Arrêter mes campagnes AdWords peut-il faire chuter mon référencement naturel ?
Non. Si tu observes une baisse de trafic après l'arrêt d'AdWords, c'est simplement la disparition du trafic payant, pas une pénalité organique. Ton positionnement naturel reste inchangé.
Les sites utilisant Google Analytics ou Search Console sont-ils mieux classés ?
Google affirme que non, mais ces outils te donnent des données précieuses pour optimiser ton SEO. L'avantage est indirect : tu identifies et corriges plus facilement les problèmes techniques.
Un concurrent investissant massivement en AdWords peut-il me dépasser organiquement grâce à cela ?
Non, selon Google.
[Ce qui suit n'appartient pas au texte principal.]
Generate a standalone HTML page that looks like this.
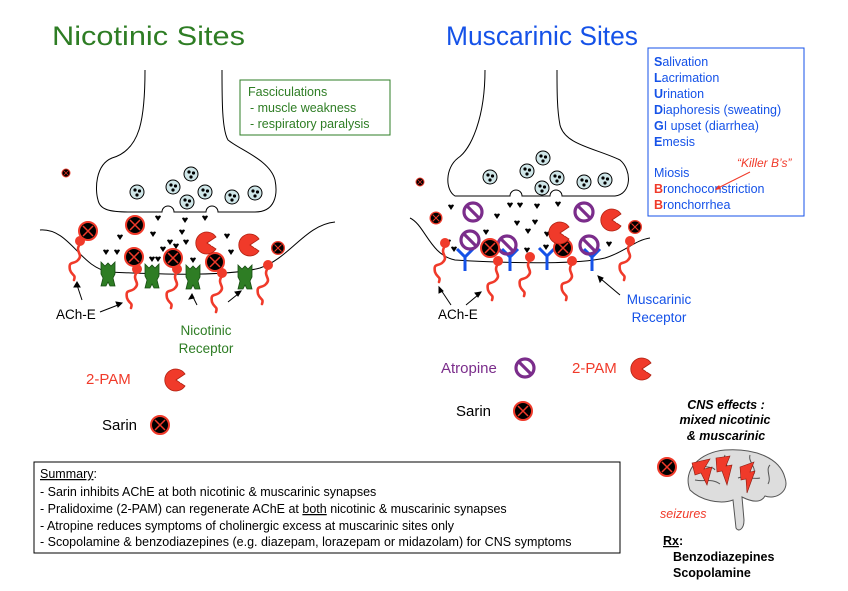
<!DOCTYPE html>
<html><head><meta charset="utf-8"><style>
body{margin:0;background:#fff;width:848px;height:591px;overflow:hidden;font-family:"Liberation Sans",sans-serif}
svg{position:absolute;left:0;top:0}
</style></head><body>
<svg width="848" height="591" viewBox="0 0 848 591" font-family="Liberation Sans, sans-serif">
<defs>
<g id="sar"><circle r="9" fill="#000" stroke="#f03a2a" stroke-width="2"/><path d="M-5,-5L5,5M5,-5L-5,5" stroke="#f03a2a" stroke-width="1.5"/></g>
<g id="pam"><path d="M0,0L9,-6A11,11 0 1 0 9,6Z" fill="#f03a2a" stroke="#b02010" stroke-width="0.8"/><path d="M4,-1l3,2l-3,2z" fill="#fff"/></g>
<g id="ves"><circle r="7" fill="#cfe6e8" stroke="#000" stroke-width="1"/><circle cx="-2" cy="-2" r="1.6"/><circle cx="2.5" cy="-1" r="1.6"/><circle cx="0" cy="3" r="1.6"/></g>
<g id="ache" fill="none" stroke="#f03a2a" stroke-width="2.6" stroke-linecap="round"><path d="M0,0c-6,8 4,10 -2,16c-4,5 -10,0 -8,10c2,6 6,4 4,10"/><circle cx="0" cy="-3" r="5" fill="#f03a2a" stroke="none"/></g>
<g id="nic"><path d="M-7,-10l4,4l3,-3l3,3l4,-4v12l-2,4l2,8h-5l-2,-4l-2,4h-5l2,-8l-2,-4z" fill="#2e7d24" stroke="#174d12" stroke-width="0.8"/></g>
<g id="mus" stroke="#1552e8" stroke-width="3" fill="none"><path d="M-8,-8L0,0L8,-8M0,0V14"/></g>
<g id="atr"><circle r="9" fill="none" stroke="#7b2d8b" stroke-width="3.2"/><path d="M-6,-6L6,6" stroke="#7b2d8b" stroke-width="3.2"/></g>
<path id="dot" d="M-3,-2.5a1.6,1.6 0 0 1 3,0a1.6,1.6 0 0 1 3,0l-3,4.5z" fill="#000"/>
</defs>

<text x="52" y="45" font-size="27" fill="#2e7d24" textLength="193" lengthAdjust="spacingAndGlyphs">Nicotinic Sites</text>
<text x="446" y="45" font-size="27" fill="#1552e8" textLength="192" lengthAdjust="spacingAndGlyphs">Muscarinic Sites</text>

<rect x="240" y="80" width="150" height="55" fill="none" stroke="#2e7d24"/>
<text font-size="12.5" fill="#2e7d24"><tspan x="248" y="96">Fasciculations</tspan><tspan x="250" y="112">- muscle weakness</tspan><tspan x="250" y="128">- respiratory paralysis</tspan></text>

<path d="M145,70C145,120 140,150 112,158C95,165 95,190 98,200C100,210 110,212 130,212H162A6,6 0 0 1 174,212H206A6,6 0 0 1 218,212H255C275,212 278,195 275,180C270,160 240,150 228,140C222,130 222,100 222,70" fill="none" stroke="#000" stroke-width="1"/>
<path d="M40,230C70,228 80,268 110,272C170,275 230,276 260,268C290,258 305,225 335,222" fill="none" stroke="#000" stroke-width="1"/>
<path d="M485,70C485,120 470,150 458,158C445,168 445,190 455,196H510A6,6 0 0 1 522,196H550A6,6 0 0 1 562,196H615C632,194 632,170 620,160C595,148 565,145 560,125C557,110 557,90 557,70" fill="none" stroke="#000" stroke-width="1"/>
<path d="M410,218C425,225 430,255 455,260C520,264 580,264 605,258C625,252 635,240 650,238" fill="none" stroke="#000" stroke-width="1"/>

<g>
<use href="#ves" x="137" y="192"/><use href="#ves" x="173" y="187"/><use href="#ves" x="191" y="174"/><use href="#ves" x="187" y="202"/><use href="#ves" x="205" y="192"/><use href="#ves" x="232" y="197"/><use href="#ves" x="255" y="193"/>
<use href="#ves" x="490" y="177"/><use href="#ves" x="527" y="171"/><use href="#ves" x="543" y="158"/><use href="#ves" x="557" y="178"/><use href="#ves" x="542" y="188"/><use href="#ves" x="584" y="182"/><use href="#ves" x="605" y="180"/>
</g>
<g>
<use href="#dot" x="158" y="219"/><use href="#dot" x="185" y="221"/><use href="#dot" x="205" y="219"/><use href="#dot" x="120" y="238"/><use href="#dot" x="153" y="235"/><use href="#dot" x="182" y="233"/><use href="#dot" x="170" y="243"/><use href="#dot" x="176" y="247"/><use href="#dot" x="186" y="243"/><use href="#dot" x="163" y="250"/><use href="#dot" x="227" y="237"/><use href="#dot" x="231" y="253"/><use href="#dot" x="106" y="253"/><use href="#dot" x="117" y="253"/><use href="#dot" x="152" y="260"/><use href="#dot" x="158" y="260"/><use href="#dot" x="193" y="261"/>
<use href="#dot" x="451" y="208"/><use href="#dot" x="510" y="206"/><use href="#dot" x="520" y="206"/><use href="#dot" x="537" y="207"/><use href="#dot" x="558" y="205"/><use href="#dot" x="497" y="217"/><use href="#dot" x="535" y="223"/><use href="#dot" x="517" y="224"/><use href="#dot" x="486" y="233"/><use href="#dot" x="528" y="232"/><use href="#dot" x="547" y="235"/><use href="#dot" x="448" y="243"/><use href="#dot" x="454" y="250"/><use href="#dot" x="527" y="251"/><use href="#dot" x="546" y="248"/><use href="#dot" x="609" y="245"/>
</g>
<use href="#nic" x="108" y="272"/><use href="#nic" x="152" y="274"/><use href="#nic" x="193" y="275"/><use href="#nic" x="245" y="275"/>
<use href="#ache" x="80" y="244"/><use href="#ache" x="137" y="272"/><use href="#ache" x="177" y="272"/><use href="#ache" x="222" y="276"/><use href="#ache" x="268" y="268"/>
<use href="#sar" x="88" y="231"/><use href="#sar" x="135" y="225"/><use href="#sar" x="134" y="257"/><use href="#sar" x="173" y="258"/><use href="#sar" x="215" y="262"/>
<g transform="translate(66,173) scale(0.45)"><use href="#sar"/></g>
<use href="#pam" x="207" y="243"/><use href="#pam" x="250" y="245"/>
<g transform="translate(278,248) scale(0.7)"><use href="#sar"/></g>
<use href="#mus" x="465" y="257"/><use href="#mus" x="510" y="257"/><use href="#mus" x="547" y="256"/><use href="#mus" x="592" y="257"/>
<use href="#ache" x="445" y="246"/><use href="#ache" x="498" y="264"/><use href="#ache" x="530" y="260"/><use href="#ache" x="572" y="264"/><use href="#ache" x="630" y="244"/>
<use href="#atr" x="473" y="212"/><use href="#atr" x="584" y="212"/><use href="#atr" x="470" y="240"/><use href="#atr" x="507" y="245"/><use href="#atr" x="589" y="245"/>
<use href="#sar" x="490" y="248"/><use href="#sar" x="563" y="248"/>
<g transform="translate(420,182) scale(0.45)"><use href="#sar"/></g><g transform="translate(436,218) scale(0.65)"><use href="#sar"/></g>
<use href="#pam" x="560" y="233"/><use href="#pam" x="612" y="220"/>
<g transform="translate(635,227) scale(0.7)"><use href="#sar"/></g>

<g stroke="#000" stroke-width="1" fill="#000">
<path d="M82,300L77,285"/><path d="M77,282l-3,5h6z"/>
<path d="M100,312L118,305"/><path d="M122,303l-6,-1l2,5z"/>
<path d="M197,305L193,297"/><path d="M192,294l-3,5l5,-1z"/>
<path d="M228,302L238,294"/><path d="M241,291l-6,1l3,4z"/>
<path d="M451,305L441,290"/><path d="M439,287l0,6l4,-2z"/>
<path d="M466,305L478,295"/><path d="M481,292l-6,1l3,4z"/>
<path d="M620,295L601,279"/><path d="M598,276l2,6l3,-4z"/>
</g>
<text font-size="13.5"><tspan x="56" y="319">ACh-E</tspan><tspan x="438" y="319">ACh-E</tspan></text>
<text font-size="13.5" fill="#2e7d24" text-anchor="middle"><tspan x="206" y="335">Nicotinic</tspan><tspan x="206" y="353">Receptor</tspan></text>
<text font-size="13.5" fill="#1552e8" text-anchor="middle"><tspan x="659" y="304">Muscarinic</tspan><tspan x="659" y="322">Receptor</tspan></text>

<text x="86" y="384" font-size="15" fill="#f03a2a">2-PAM</text><use href="#pam" x="176" y="380"/>
<text x="102" y="430" font-size="15">Sarin</text><use href="#sar" x="160" y="425"/>
<text x="441" y="373" font-size="15" fill="#7b2d8b">Atropine</text><use href="#atr" x="525" y="368"/>
<text x="572" y="373" font-size="15" fill="#f03a2a">2-PAM</text><use href="#pam" x="642" y="369"/>
<text x="456" y="416" font-size="15">Sarin</text><use href="#sar" x="523" y="411"/>

<rect x="648" y="48" width="156" height="168" fill="none" stroke="#1552e8"/>
<text font-size="12.5" fill="#1552e8">
<tspan x="654" y="66"><tspan font-weight="bold">S</tspan>alivation</tspan>
<tspan x="654" y="82"><tspan font-weight="bold">L</tspan>acrimation</tspan>
<tspan x="654" y="98"><tspan font-weight="bold">U</tspan>rination</tspan>
<tspan x="654" y="114"><tspan font-weight="bold">D</tspan>iaphoresis (sweating)</tspan>
<tspan x="654" y="130"><tspan font-weight="bold">G</tspan>I upset (diarrhea)</tspan>
<tspan x="654" y="146"><tspan font-weight="bold">E</tspan>mesis</tspan>
<tspan x="654" y="177">Miosis</tspan>
<tspan x="654" y="193"><tspan font-weight="bold" fill="#f03a2a">B</tspan>ronchoconstriction</tspan>
<tspan x="654" y="209"><tspan font-weight="bold" fill="#f03a2a">B</tspan>ronchorrhea</tspan>
</text>
<text x="737" y="167" font-size="12" font-style="italic" fill="#f03a2a">“Killer B’s”</text>
<path d="M750,172L718,188" stroke="#f03a2a" stroke-width="1"/><path d="M715,190l6,-1l-2,-4z" fill="#f03a2a"/>

<text font-size="12.5" font-weight="bold" font-style="italic" text-anchor="middle"><tspan x="726" y="409">CNS effects :</tspan><tspan x="725" y="424">mixed nicotinic</tspan><tspan x="726" y="440">&amp; muscarinic</tspan></text>
<use href="#sar" x="667" y="467"/>
<path d="M690,490C682,470 700,452 725,450C755,448 780,458 785,478C790,492 775,500 765,496C760,505 748,500 742,497L744,520C744,530 738,532 736,528L733,500C720,505 700,500 690,490Z" fill="#ddd" stroke="#555" stroke-width="1"/>
<path d="M700,462C705,470 712,465 715,470M725,455C722,462 730,466 728,472M750,455C748,462 756,466 754,474M770,465C765,470 772,478 768,484M695,480C705,482 712,478 720,484M738,478C745,475 752,480 760,478" fill="none" stroke="#555" stroke-width="1"/>
<g fill="#f03a2a" stroke="#8a1a10" stroke-width="0.6">
<path d="M692,463l18,-4l-6,10l8,-2l-5,18l-6,-12l-6,2z"/>
<path d="M716,458l14,-2l-4,10l6,-1l-5,20l-5,-14l-5,1z"/>
<path d="M740,467l14,-5l-4,10l5,-1l-8,22l-1,-14l-5,1z"/>
</g>
<text x="660" y="518" font-size="12.5" font-style="italic" fill="#f03a2a">seizures</text>
<text x="663" y="545" font-size="12.5" font-weight="bold"><tspan text-decoration="underline">Rx</tspan>:</text>
<text font-size="12.5" font-weight="bold"><tspan x="673" y="561">Benzodiazepines</tspan><tspan x="673" y="577">Scopolamine</tspan></text>

<rect x="34" y="462" width="586" height="91" fill="none" stroke="#000"/>
<text font-size="12.5">
<tspan x="40" y="478"><tspan text-decoration="underline">Summary</tspan>:</tspan>
<tspan x="40" y="496">- Sarin inhibits AChE at both nicotinic &amp; muscarinic synapses</tspan>
<tspan x="40" y="513">- Pralidoxime (2-PAM) can regenerate AChE at <tspan text-decoration="underline">both</tspan> nicotinic &amp; muscarinic synapses</tspan>
<tspan x="40" y="530">- Atropine reduces symptoms of cholinergic excess at muscarinic sites only</tspan>
<tspan x="40" y="546">- Scopolamine &amp; benzodiazepines (e.g. diazepam, lorazepam or midazolam) for CNS symptoms</tspan>
</text>
</svg>
</body></html>
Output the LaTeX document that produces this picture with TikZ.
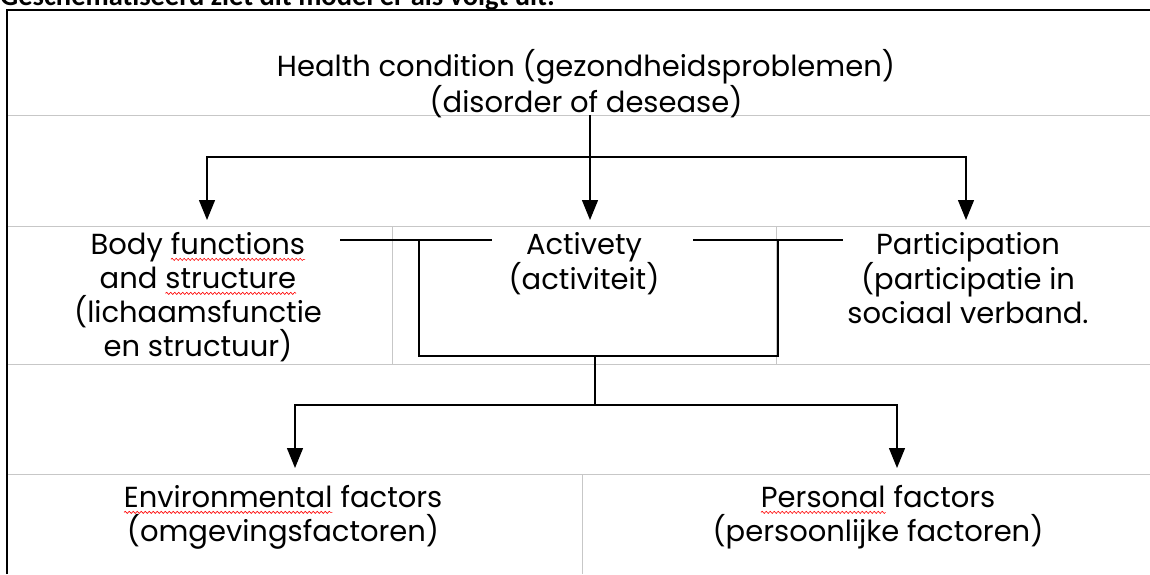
\documentclass[tikz,border=0pt]{standalone}
\usepackage{fontspec}
\setmainfont{Poppins}
\newfontfamily\headfont{Carlito}
\usetikzlibrary{arrows.meta,decorations.pathmorphing}

% red wavy underline, as a spell checker draws it
\newcommand\spellerr[1]{\tikz[baseline=(w.base)]{%
  \node[inner sep=0pt, outer sep=0pt] (w) {#1};
  \draw[red, line width=0.6pt, decorate, decoration={snake, segment length=4pt, amplitude=1.1pt}]
    ([yshift=-5pt]w.base west) -- ([yshift=-5pt]w.base east);}}

\tikzset{
  lbl/.style={align=center, inner sep=0pt, font=\fontsize{29}{34}\selectfont},
  grid/.style={draw=black!22, line width=1pt},
  frame/.style={line width=2pt},
  conn/.style={line width=1.3pt},
  arr/.style={conn, -{Triangle[width=16pt,length=20pt]}}
}

\begin{document}
\begin{tikzpicture}[x=1pt, y=-1pt]
\useasboundingbox (0,0) rectangle (1150,574);

% caption, cut off at the top
\node[anchor=base west, inner sep=0pt, font=\headfont\bfseries\fontsize{28.5}{34}\selectfont] (cap) at (0,5) {Geschematiseerd ziet dit model er als volgt uit:};

% table lines
\draw[grid] (7,115) -- (1150,115);
\draw[grid] (7,226) -- (1150,226);
\draw[grid] (7,364) -- (1150,364);
\draw[grid] (7,474) -- (1150,474);
\draw[grid] (392,226) -- (392,364);
\draw[grid] (776,226) -- (776,364);
\draw[grid] (582,474) -- (582,574);
\draw[frame] (7,574) -- (7,10) -- (1150,10);

% texts
\node[lbl, font=\fontsize{29}{32}\selectfont] (health) at (586,84) {Health condition (gezondheidsproblemen)\\(disorder of desease)};
\node[lbl, anchor=north] (body) at (198,232) {Body \spellerr{functions}\\and \spellerr{structure}\\(lichaamsfunctie\\en structuur)};
\node[lbl, anchor=north] (act) at (584,232) {Activety\\(activiteit)};
\node[lbl, anchor=north] (part) at (968,232) {Participation\\(participatie in\\sociaal verband.};
\node[lbl, anchor=north] (env) at (283,485) {\spellerr{Environmental} factors\\(omgevingsfactoren)};
\node[lbl, anchor=north] (pers) at (878,485) {\spellerr{Personal} factors\\(persoonlijke factoren)};

% connectors
\coordinate (hcfoot) at (590,115);
\coordinate (split) at (590,157);
\coordinate (bodyin) at (207,220);
\coordinate (actin) at (590,220);
\coordinate (partin) at (966,220);
\draw[arr] (hcfoot) -- (actin);
\draw[arr] (split) -| (bodyin);
\draw[arr] (split) -| (partin);

\coordinate (bodyR) at (340,240);
\coordinate (actL) at (492,240);
\coordinate (actR) at (693,240);
\coordinate (partL) at (843,240);
\coordinate (bracketL) at (419,240);
\coordinate (bracketR) at (778,240);
\coordinate (foot) at (595,356);
\coordinate (split2) at (595,405);
\coordinate (envin) at (295,468);
\coordinate (persin) at (897,468);
\draw[conn] (bodyR) -- (actL);
\draw[conn] (actR) -- (partL);
\draw[conn] (bracketL) |- (bracketR |- foot) -- (bracketR);
\draw[conn] (foot) -- (split2);
\draw[arr] (split2) -| (envin);
\draw[arr] (split2) -| (persin);
\end{tikzpicture}
\end{document}
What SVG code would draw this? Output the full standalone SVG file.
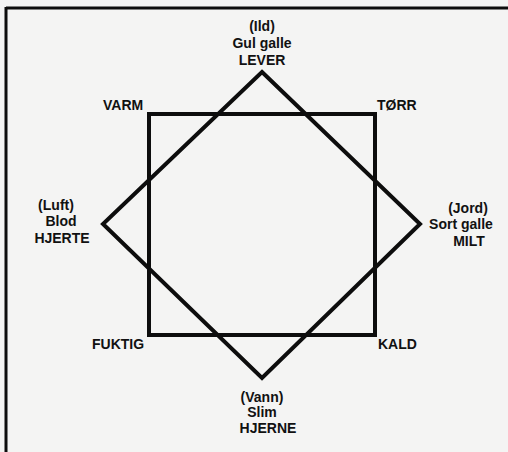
<svg xmlns="http://www.w3.org/2000/svg" width="508" height="452" viewBox="0 0 508 452">
<style>
.lbl{font-family:"Liberation Sans",Arial,Helvetica,sans-serif;font-size:14px;font-weight:bold;fill:#111;}
.c{text-anchor:middle;}
.shape{fill:none;stroke:#0d0d0d;stroke-width:4;stroke-linejoin:miter;}
.frame{stroke:#0d0d0d;stroke-width:3;}
</style>
<rect x="0" y="0" width="508" height="452" fill="#f4f4f3"/>
<g id="frame">
<line class="frame" x1="6" y1="8" x2="508" y2="8"/>
<line class="frame" x1="6" y1="7" x2="6" y2="452"/>
</g>
<g id="connectors">
<rect id="square" class="shape" x="149" y="114" width="226" height="221"/>
<polygon id="diamond" class="shape" points="262,72 420,224 262,378 103,224"/>
</g>
<g id="node-top">
<text class="lbl c" x="262" y="31">(Ild)</text>
<text class="lbl c" x="262" y="48">Gul galle</text>
<text class="lbl c" x="262" y="65">LEVER</text>
</g>
<g id="node-left">
<text class="lbl c" x="56" y="210">(Luft)</text>
<text class="lbl c" x="61" y="226">Blod</text>
<text class="lbl c" x="62" y="243">HJERTE</text>
</g>
<g id="node-right">
<text class="lbl c" x="468" y="213">(Jord)</text>
<text class="lbl c" x="461" y="229">Sort galle</text>
<text class="lbl c" x="469" y="246">MILT</text>
</g>
<g id="node-bottom">
<text class="lbl c" x="262" y="402">(Vann)</text>
<text class="lbl c" x="262" y="417">Slim</text>
<text class="lbl c" x="268" y="433">HJERNE</text>
</g>
<g id="node-varm"><text class="lbl" x="103" y="110">VARM</text></g>
<g id="node-torr"><text class="lbl" x="377" y="110">TØRR</text></g>
<g id="node-fuktig"><text class="lbl" x="92" y="349">FUKTIG</text></g>
<g id="node-kald"><text class="lbl" x="378" y="349">KALD</text></g>
</svg>
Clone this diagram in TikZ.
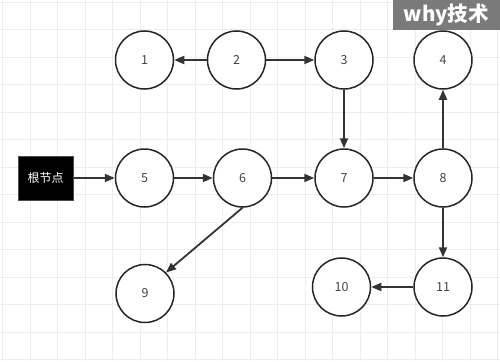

Si ton concurrent te dépasse, c'est probablement qu'il a aussi investi dans son SEO (contenu, technique, liens), pas juste dans la publicité.
Existe-t-il des cas documentés de sites favorisés organiquement grâce à AdWords ?
Aucune étude rigoureuse n'a démontré de lien de causalité direct. Les corrélations observées s'expliquent généralement par d'autres facteurs (qualité globale, notoriété, signaux utilisateurs).
Faut-il éviter AdSense sur mon site pour ne pas être pénalisé en SEO ?
Non, AdSense n'impacte pas négativement ton ranking sauf si les publicités dégradent massivement l'expérience utilisateur. Dans ce cas, c'est l'UX qui est pénalisée, pas l'utilisation d'AdSense en soi.